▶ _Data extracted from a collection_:
(begin)

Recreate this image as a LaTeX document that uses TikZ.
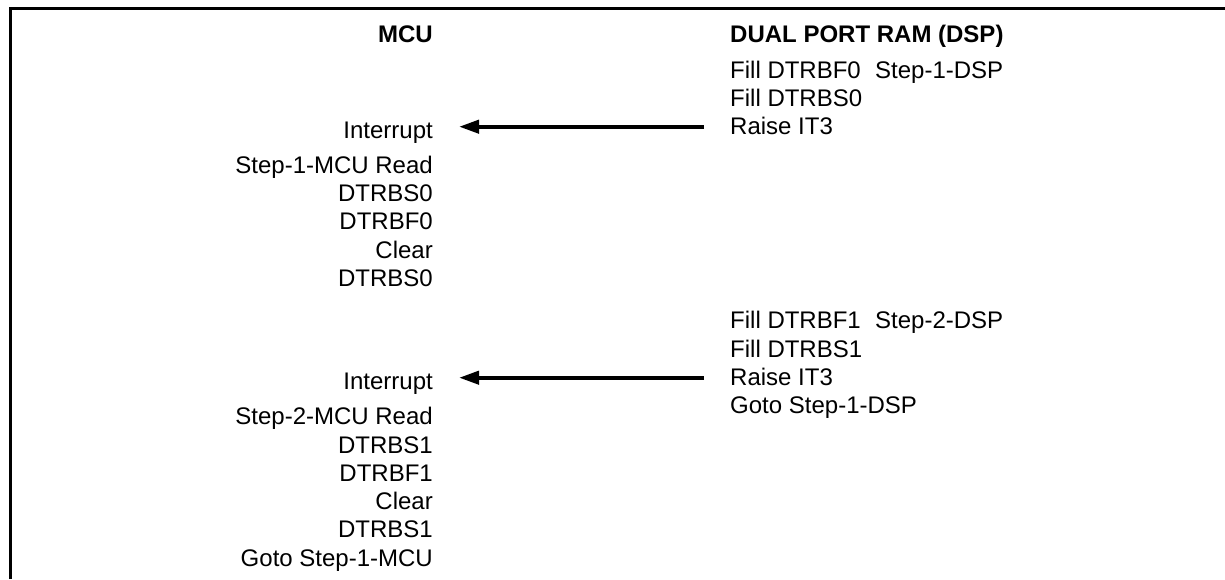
\documentclass[tikz,border=0pt]{standalone}
\usepackage{fontspec}
\setmainfont{Liberation Sans}
\usetikzlibrary{arrows.meta,calc}
\tikzset{
  txt/.style={inner sep=0pt, font=\fontsize{24}{28.3}\selectfont},
  lft/.style={txt, anchor=base east},
  rgt/.style={txt, anchor=base west},
  hdr/.style={font=\fontsize{24}{28.3}\selectfont\bfseries},
  arr/.style={line width=4pt, -{Triangle[length=20pt,width=13pt]}},
  frame/.style={line width=2.5pt}
}
\begin{document}
\begin{tikzpicture}[x=1pt,y=-1pt]
\useasboundingbox (0,0) rectangle (1225,579);
\draw[frame] (10.3,579) -- (10.3,8.7) -- (1225,8.7);
% headers
\node[lft,hdr] (hmcu) at (433,42.7) {MCU};
\node[rgt,hdr] (hdsp) at (730,42.7) {DUAL PORT RAM (DSP)};
% block 1 DSP
\node[rgt] (r1a) at (730,78.3) {Fill DTRBF0};
\node[rgt] (s1) at (875,78.3) {Step-1-DSP};
\node[rgt] (r1b) at (730,106.6) {Fill DTRBS0};
\node[rgt] (r1c) at (730,134.9) {Raise IT3};
% block 1 MCU
\node[lft] (i1) at (433,138) {Interrupt};
\node[lft] (m1a) at (433,173.3) {Step-1-MCU Read};
\node[lft] (m1b) at (433,201.6) {DTRBS0};
\node[lft] (m1c) at (433,229.9) {DTRBF0};
\node[lft] (m1d) at (433,258.2) {Clear};
\node[lft] (m1e) at (433,286.5) {DTRBS0};
% block 2 DSP
\node[rgt] (r2a) at (730,328.7) {Fill DTRBF1};
\node[rgt] (s2) at (875,328.7) {Step-2-DSP};
\node[rgt] (r2b) at (730,357) {Fill DTRBS1};
\node[rgt] (r2c) at (730,385.3) {Raise IT3};
\node[rgt] (r2d) at (730,413.6) {Goto Step-1-DSP};
% block 2 MCU
\node[lft] (i2) at (433,389) {Interrupt};
\node[lft] (m2a) at (433,424.7) {Step-2-MCU Read};
\node[lft] (m2b) at (433,453) {DTRBS1};
\node[lft] (m2c) at (433,481.3) {DTRBF1};
\node[lft] (m2d) at (433,509.6) {Clear};
\node[lft] (m2e) at (433,537.9) {DTRBS1};
\node[lft] (m2f) at (433,566.2) {Goto Step-1-MCU};
% arrows
\coordinate (t1) at ($(r1c.base west)+(-26,-8.2)$);
\coordinate (p1) at ($(i1.base east)+(26,-11.3)$);
\draw[arr] (t1) -- (p1);
\coordinate (t2) at ($(r2c.base west)+(-26,-7.6)$);
\coordinate (p2) at ($(i2.base east)+(26,-11.3)$);
\draw[arr] (t2) -- (p2);
\end{tikzpicture}
\end{document}
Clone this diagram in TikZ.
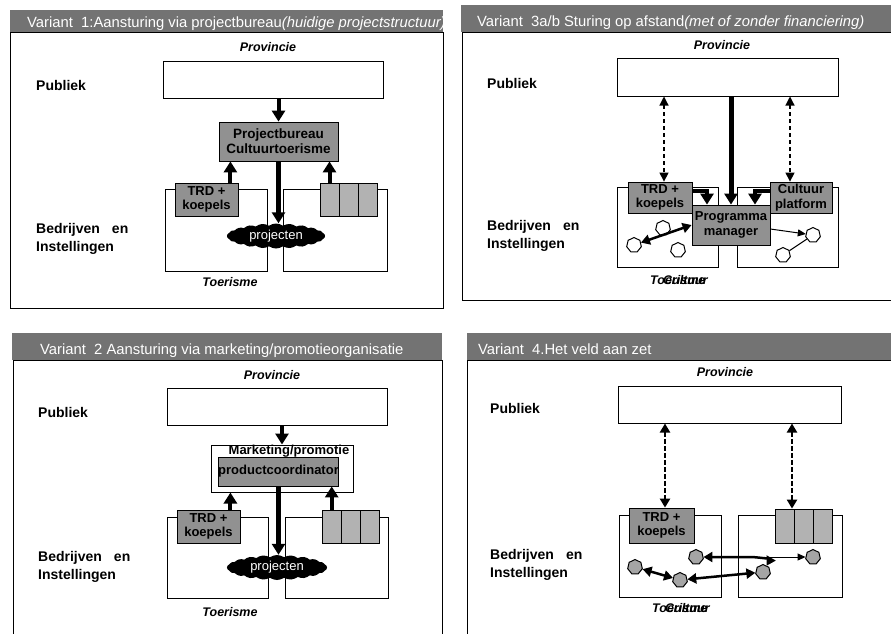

(end)

▶ _Task to complete_: Select every line in the material above where the string "this" occurs, and copy it.

▶ _Exercise solution_:
Recreate this image as a LaTeX document that uses TikZ.
Clone this diagram in TikZ.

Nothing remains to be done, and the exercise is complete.